**Set problem**
Extract only the first line of the listing and every line after it up to and including the one with "-0.22, -0.71, -1.26];". Omit the pictures.

**Dataset content**

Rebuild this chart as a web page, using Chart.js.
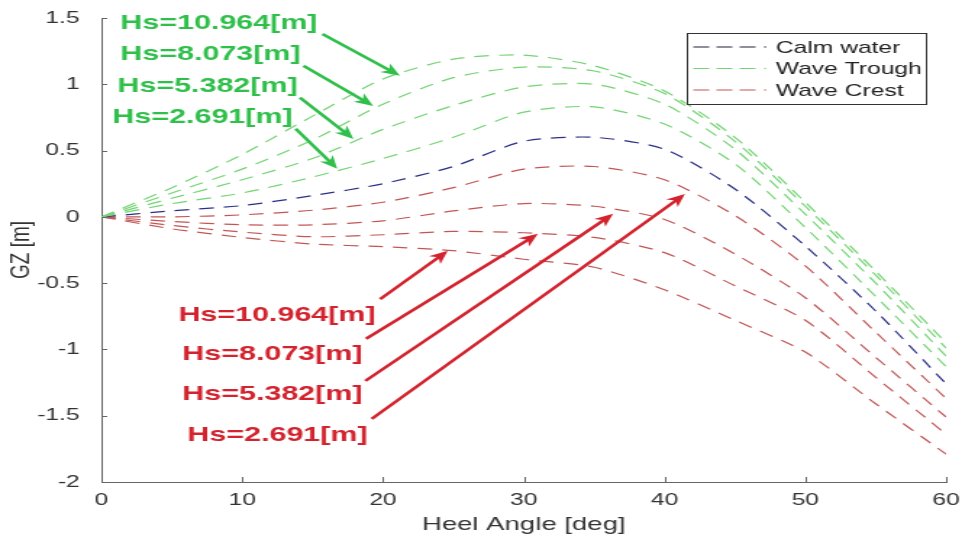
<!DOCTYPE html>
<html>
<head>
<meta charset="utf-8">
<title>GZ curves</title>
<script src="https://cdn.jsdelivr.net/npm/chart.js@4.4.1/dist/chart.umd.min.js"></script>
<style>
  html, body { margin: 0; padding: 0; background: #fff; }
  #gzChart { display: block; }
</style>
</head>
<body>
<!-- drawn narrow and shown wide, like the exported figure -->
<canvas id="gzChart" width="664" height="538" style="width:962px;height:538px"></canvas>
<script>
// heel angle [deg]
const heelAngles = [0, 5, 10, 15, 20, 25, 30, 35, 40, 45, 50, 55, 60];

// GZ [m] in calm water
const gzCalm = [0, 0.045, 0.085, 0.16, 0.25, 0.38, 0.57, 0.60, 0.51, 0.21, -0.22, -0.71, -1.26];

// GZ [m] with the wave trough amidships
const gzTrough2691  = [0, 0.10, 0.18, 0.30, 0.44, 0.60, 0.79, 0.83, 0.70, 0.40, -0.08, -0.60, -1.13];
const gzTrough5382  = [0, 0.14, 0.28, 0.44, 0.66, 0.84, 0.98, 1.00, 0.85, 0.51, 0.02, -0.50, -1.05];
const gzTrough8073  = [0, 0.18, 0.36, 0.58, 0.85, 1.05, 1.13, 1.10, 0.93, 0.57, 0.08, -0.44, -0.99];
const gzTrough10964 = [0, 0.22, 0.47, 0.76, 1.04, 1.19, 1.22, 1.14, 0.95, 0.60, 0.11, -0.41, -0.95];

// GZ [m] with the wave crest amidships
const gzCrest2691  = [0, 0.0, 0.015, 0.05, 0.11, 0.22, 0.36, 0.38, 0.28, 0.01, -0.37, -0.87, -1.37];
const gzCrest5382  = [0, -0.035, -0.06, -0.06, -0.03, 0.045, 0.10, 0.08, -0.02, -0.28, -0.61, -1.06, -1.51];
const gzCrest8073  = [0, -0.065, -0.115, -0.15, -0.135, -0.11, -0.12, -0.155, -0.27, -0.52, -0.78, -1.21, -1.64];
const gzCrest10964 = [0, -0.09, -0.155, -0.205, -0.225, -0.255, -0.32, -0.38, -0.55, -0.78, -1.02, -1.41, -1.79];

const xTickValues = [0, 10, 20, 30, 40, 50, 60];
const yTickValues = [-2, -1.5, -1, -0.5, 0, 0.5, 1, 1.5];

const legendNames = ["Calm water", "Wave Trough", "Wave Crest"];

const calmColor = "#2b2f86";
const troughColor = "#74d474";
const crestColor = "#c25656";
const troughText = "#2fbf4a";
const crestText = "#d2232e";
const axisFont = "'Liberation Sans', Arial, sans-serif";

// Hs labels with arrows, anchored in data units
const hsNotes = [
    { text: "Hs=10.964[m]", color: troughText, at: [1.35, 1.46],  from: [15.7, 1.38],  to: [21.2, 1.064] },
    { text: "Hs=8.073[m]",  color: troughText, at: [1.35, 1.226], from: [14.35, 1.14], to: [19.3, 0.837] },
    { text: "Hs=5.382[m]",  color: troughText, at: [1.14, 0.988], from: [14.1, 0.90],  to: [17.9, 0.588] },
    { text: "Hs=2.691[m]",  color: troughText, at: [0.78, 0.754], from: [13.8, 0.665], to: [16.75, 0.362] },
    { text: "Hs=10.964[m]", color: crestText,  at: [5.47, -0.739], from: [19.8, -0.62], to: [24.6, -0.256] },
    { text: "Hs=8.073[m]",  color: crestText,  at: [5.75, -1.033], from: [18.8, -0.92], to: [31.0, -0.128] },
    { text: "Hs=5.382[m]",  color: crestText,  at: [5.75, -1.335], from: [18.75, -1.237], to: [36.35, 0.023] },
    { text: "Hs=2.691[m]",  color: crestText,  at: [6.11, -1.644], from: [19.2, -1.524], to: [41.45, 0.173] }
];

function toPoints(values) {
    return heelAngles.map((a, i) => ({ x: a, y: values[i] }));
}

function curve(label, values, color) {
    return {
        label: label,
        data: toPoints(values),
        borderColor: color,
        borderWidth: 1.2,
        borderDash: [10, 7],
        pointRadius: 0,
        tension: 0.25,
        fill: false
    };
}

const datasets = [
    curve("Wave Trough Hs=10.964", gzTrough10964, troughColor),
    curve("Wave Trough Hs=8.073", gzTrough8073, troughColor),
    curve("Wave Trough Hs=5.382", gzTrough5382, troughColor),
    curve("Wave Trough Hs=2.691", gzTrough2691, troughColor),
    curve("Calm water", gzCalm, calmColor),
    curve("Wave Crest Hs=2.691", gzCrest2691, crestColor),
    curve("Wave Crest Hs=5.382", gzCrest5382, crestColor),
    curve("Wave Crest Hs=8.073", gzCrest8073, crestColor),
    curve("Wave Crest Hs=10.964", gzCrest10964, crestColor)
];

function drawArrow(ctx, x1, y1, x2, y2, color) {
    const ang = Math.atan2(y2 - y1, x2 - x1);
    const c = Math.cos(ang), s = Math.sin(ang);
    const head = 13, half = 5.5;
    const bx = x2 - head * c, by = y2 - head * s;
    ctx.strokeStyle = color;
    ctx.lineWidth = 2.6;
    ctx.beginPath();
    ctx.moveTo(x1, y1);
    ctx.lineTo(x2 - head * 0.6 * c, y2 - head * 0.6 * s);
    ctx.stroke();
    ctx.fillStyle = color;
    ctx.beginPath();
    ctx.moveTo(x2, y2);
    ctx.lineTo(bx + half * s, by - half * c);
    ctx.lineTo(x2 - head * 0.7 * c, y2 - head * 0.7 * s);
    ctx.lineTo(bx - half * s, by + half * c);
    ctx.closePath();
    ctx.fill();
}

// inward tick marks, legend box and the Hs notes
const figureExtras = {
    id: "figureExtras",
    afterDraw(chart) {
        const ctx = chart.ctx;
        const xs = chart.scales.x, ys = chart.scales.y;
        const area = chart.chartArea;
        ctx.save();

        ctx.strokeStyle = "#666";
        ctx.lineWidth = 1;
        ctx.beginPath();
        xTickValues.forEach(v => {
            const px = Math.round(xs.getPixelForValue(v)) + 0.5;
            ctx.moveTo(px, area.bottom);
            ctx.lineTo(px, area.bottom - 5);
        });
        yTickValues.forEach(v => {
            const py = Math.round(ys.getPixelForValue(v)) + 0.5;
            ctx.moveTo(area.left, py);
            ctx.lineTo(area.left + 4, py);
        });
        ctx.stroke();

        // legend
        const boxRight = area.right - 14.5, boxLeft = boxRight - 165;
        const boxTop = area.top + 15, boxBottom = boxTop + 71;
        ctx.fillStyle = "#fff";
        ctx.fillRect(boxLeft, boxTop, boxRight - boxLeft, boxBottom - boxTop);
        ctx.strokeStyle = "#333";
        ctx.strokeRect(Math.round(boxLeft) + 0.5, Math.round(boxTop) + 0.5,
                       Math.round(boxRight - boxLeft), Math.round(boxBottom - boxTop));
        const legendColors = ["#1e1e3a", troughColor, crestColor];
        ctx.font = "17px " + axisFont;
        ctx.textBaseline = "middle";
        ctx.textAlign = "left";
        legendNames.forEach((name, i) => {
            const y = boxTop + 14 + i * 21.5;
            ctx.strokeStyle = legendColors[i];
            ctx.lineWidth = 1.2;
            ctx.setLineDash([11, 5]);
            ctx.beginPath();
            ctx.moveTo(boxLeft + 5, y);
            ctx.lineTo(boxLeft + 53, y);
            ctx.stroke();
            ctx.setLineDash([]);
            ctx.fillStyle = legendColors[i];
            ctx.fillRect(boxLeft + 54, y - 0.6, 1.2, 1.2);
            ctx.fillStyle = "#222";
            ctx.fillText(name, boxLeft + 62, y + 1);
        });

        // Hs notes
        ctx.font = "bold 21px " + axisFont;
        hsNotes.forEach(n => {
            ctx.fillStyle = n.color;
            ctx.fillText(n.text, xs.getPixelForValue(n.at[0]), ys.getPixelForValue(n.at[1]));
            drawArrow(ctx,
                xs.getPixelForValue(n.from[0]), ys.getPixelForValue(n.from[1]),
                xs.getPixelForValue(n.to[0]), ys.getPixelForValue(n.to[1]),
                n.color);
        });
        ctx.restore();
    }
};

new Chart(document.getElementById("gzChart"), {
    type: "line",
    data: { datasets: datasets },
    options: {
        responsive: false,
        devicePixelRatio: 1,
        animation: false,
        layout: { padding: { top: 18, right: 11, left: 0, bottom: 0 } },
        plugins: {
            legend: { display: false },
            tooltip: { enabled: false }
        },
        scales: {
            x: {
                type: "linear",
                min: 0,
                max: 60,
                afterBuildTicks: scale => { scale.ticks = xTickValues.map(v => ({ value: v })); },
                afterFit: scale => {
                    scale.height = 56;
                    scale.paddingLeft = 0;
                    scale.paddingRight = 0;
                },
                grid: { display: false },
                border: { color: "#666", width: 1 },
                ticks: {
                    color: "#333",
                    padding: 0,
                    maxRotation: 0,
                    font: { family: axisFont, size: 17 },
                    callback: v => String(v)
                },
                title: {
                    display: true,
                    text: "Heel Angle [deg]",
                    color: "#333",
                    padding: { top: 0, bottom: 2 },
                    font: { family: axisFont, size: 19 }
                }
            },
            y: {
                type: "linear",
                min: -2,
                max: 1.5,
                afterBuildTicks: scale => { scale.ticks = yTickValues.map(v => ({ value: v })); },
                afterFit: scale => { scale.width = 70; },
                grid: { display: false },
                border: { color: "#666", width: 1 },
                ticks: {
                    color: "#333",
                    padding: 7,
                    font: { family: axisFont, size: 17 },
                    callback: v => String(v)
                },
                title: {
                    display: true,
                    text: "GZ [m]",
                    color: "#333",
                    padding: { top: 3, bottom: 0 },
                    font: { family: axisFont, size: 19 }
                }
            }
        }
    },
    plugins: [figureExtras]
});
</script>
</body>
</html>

**Output**
Rebuild this chart as a web page, using Chart.js.
<!DOCTYPE html>
<html>
<head>
<meta charset="utf-8">
<title>GZ curves</title>
<script src="https://cdn.jsdelivr.net/npm/chart.js@4.4.1/dist/chart.umd.min.js"></script>
<style>
  html, body { margin: 0; padding: 0; background: #fff; }
  #gzChart { display: block; }
</style>
</head>
<body>
<!-- drawn narrow and shown wide, like the exported figure -->
<canvas id="gzChart" width="664" height="538" style="width:962px;height:538px"></canvas>
<script>
// heel angle [deg]
const heelAngles = [0, 5, 10, 15, 20, 25, 30, 35, 40, 45, 50, 55, 60];

// GZ [m] in calm water
const gzCalm = [0, 0.045, 0.085, 0.16, 0.25, 0.38, 0.57, 0.60, 0.51, 0.21, -0.22, -0.71, -1.26];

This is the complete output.